Yeah Bush should really go to war when he has "Allies" like this on his side. From the Peggy Noonan Archive Her "analysis" of the Katerina Media hatchet job on Bush
The media. Excellent as always in time of crisis. We all love to hate them, but when a story like this comes along you're glad Anderson Cooper decided to stand there up to his butt in snakes and alligators to tell you about the city that's become a swamp. You're glad the anchors are so crisp and contained, you're glad Brian Williams is in the Superdome telling you what's going on. They're rich and celebrated, our media stars, but when stories like this come they earn it. Not sufficiently celebrated: television cameramen, who do much of what Anderson Cooper does only while walking backwards and with their eye in a viewfinder. They're good.

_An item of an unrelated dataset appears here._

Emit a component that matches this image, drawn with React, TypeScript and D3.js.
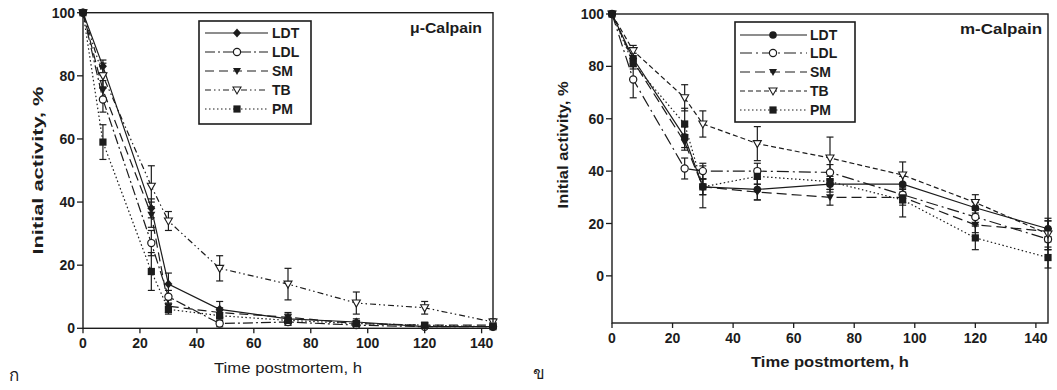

More Peggy Noonan crapola....
Yeah, I admire cameramen for what they do....they are just following orders...and not getting the "glory" that the news "faces" like Cooper and Smith and Rivera, get.
BUT, Noonan knows they are making "political" statements, not just showing damage...
Peggy Noonan makes me want to hurl. she i very over-rated as a writer. She reminds me of Mario Kuumo(Cuomo), who gave one speech at the Democrat convention and since then he is looked on as Presidential material and Statesman like, never really having done anything else. Peggy seems to be in a position to try to do Op Ed pieces that are of the quality that she penned as a Speech writer for Reagan. She is too dreamy, and "head in the clouds" in her thinking. She seems lost in a time warp, and I cannot read anything she writes anymore, it is too "yesterday". She seems to like bashing GWB, and I am sure it is because he did not hire her as his speechwriter. He may have been better off with her than Frum, but they are both huge egotists.
PEGGY NOONAN - After the Storm - Thursday, September 1, 2005
- President Bush. The political subtext: Does he understand that what has happened in our gulf is as important as what is happening in the other gulf? Does he know in his gut that the existence of looting, chaos and disease in a great American city, or cities, is a terrible blow that may have deep implications? It was bad luck that on the day it became clear a bad storm was a catastrophe he was giving a major Iraq speech, and bad planning that he arrived back at the White House cradling a yippy puppy. But his Rose Garden statement was solid. Yes, it was a laundry list, but the kind that that gives an impression of comprehensive government action. Having the cabinet there was good. His concern was obvious. But more was needed in terms of sending a U.S. military presence into New Orleans.